南園は次第に江戸の詩壇の内情を知るようになり、詩壇の大家が権門や富豪に媚びて、生活するという実情を見て、自分は一詩僧として寺の住持となって一生を送ることにきめ、北品川正徳寺の住職平松理秀の要請をうけて、その法嗣となった。
南園は天保十二年(一八四一)京都にゆき、勤王派を唱える人たちと交際して、その後これを応援する立場をとり、自坊を謀議の場所として提供し、また自ら連絡役を務めた。正徳寺に集まった勤王派の人たちには薩摩の医者成田恒斎・播磨の医者津田梅南・長州藩士八本橘里・真宗の僧大夢・大橋黙仙らで、詩会と称してしばしば正徳寺で会合し、討議が深更に及んだという。
また南園は大井村にあった土佐藩下屋敷に蟄居していた山内容堂の知遇を得、容堂のもとをしばしば訪問している。そしてその関係で細川潤次郎・松岡時敏らとも交わった。
南園は五十歳を越してから黒川春村の門に入って和歌を学び、この道では福田行誡・井上文雄・野々口隆正・佐々木弘綱・小中村清矩・近藤芳樹・太田垣蓮月尼・加藤千浪らと交わった。特に男性との交際を控え目にしていた太田垣蓮月尼は、南園の性格を知って親しく交際したという。
南園は後年品川宿内の子弟の教育をおこなっていて、毎日二、三人の子供を自坊に集め、論語などの漢書を読ませ講義を聞かせていた。
南園は文化七年(一八一〇)十五歳のときより日記をつけ始め、以来これを続けて慶応二年(一八六六)に至ったが、この年の十二月二十六日の品川宿の大火で正徳寺は全焼し、それまでの五六年間記帳した数百冊の日記や雑録二七〇余巻を焼失してしまった。しかし南園は火災の当日十二月二十六日の頃から「〓後日録」(〓は災の意)の表題で再び日記の記帳を始めており、現在正徳寺には死去寸前まで続いた五四冊の日記が遺されている。
南園罹災の報を聞いた大橋黙仙・天竜寺観水・頼支峯・梁山紅蘭・山中静逸の五人は、合作の詩画を南園に贈っている。
南園の詩稿は詩仏・五山・柳湾・花亭ら詩壇の大家が、朱・代赭・雌黄・藍の四色でつぎつぎに添作し批評を加えているもので、これらの詩稿十数巻は当時友人間で珍本と賞されていたが、慶応二年の火災で焼失してしまった。南園の作品は南園小稿・小自在庵遺稿等にもまとめられ、その他嘉永三十五家絶句・江戸十五家絶句等にも収められている。

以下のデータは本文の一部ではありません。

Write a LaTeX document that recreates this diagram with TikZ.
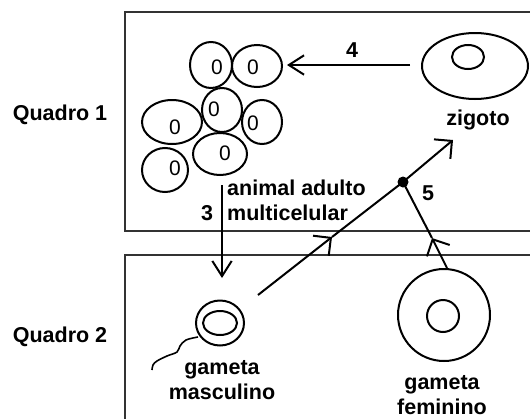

南園は硬骨の人として知られ、権威に媚びず、妥協を嫌い、その指導は厳格であったという。しかしその反面、自蔵の書画を売って品川猟師町の漁民が不漁で困窮しているのを救い、維新後、泉岳寺の赤穂浪士の遺跡や遺物が破棄されるのを救うなど、数多くの逸話がのこっている。
明治十四年(一八八一)十一月十日、八十六歳で示寂した。釈常護院理準和上と諡(おくりな)されている。